O que não fica bem é um
partido (seu vice-presidente certamente fala por ele; ou o povo, o leitor, o
eleitor entenderá assim, a não ser que o presidente o desminta – e isso é pouco
provável) assacar contra uma categoria inteira, chamando de jornalistas todos
os seus declarados desafetos. Até porque são muitos os jornalistas filiados ao
PT e muitos não filiados que se identificam como simpatizantes – e muitos ainda
há que se afastam dessa simpatia por tantas pisadas em falso com o partido,
antes tão ético, agora usando salto alto nas andanças do poder.

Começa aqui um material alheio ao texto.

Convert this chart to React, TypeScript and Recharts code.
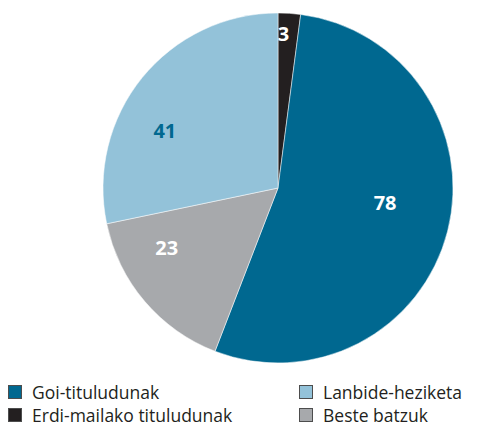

Incomoda-me que ao lado de
tantas realizações sociais admiráveis os maiores do PT se alinhem em defesa de
alguns membros apanhados em atos condenáveis e acusem juízes de perseguir e
agir fora da lei. Isso é tão ingênuo – ou estúpido – quanto acreditar que o
governo brasileiro comprou o titulo de Hexacampeão à FIFA (o empate com o
México levou um torcedor goianiense a supor que, se comprou, certamente a
presidente Dilma sustou o cheque na manhã do dia 17). Se Joaquim Barbosa e seus
pares ministros que votaram pelas condenações julgaram à revelia da Lei, os
outros poderes e o povo aceitariam isso passivamente? Isso teria validade?
Encerro com um certo
cansaço. É que não queria, e não quero, tecer análises e críticas aos feitos de
governo. Eu apenas pediria ao ex-presidente Lula e à presidente Dilma que se
mantivessem na dignidade do cargo que os qualifica. A prática partidária, tão
democrática, pede, sim, em algumas circunstâncias, tomadas de posição e alguns
discursos desgastantes, mas práticas que não devem ser exercidas por estadistas
assim feitos pelo elevadíssimo valor do voto popular – valor esse que, sem
qualquer dúvida, Dilma e Lula conhecem muito melhor que eu.
* * *
Um comentário:
Boa Noite Poeta Luiz de Aquino. Maravilhoso texto, parabéns! Gostei imensamente de tudo que você disse, principalmente que a Presidente Dilma comporta-se mais como cabo eleitoral do que como Estadista. Eu também não gosto de vaias, mas como vivemos uma DEMOCRACIA e, por tudo que estamos vivendo no Brasil atualmente, acho que essa vaia foi bem merecida.Ireci Maria.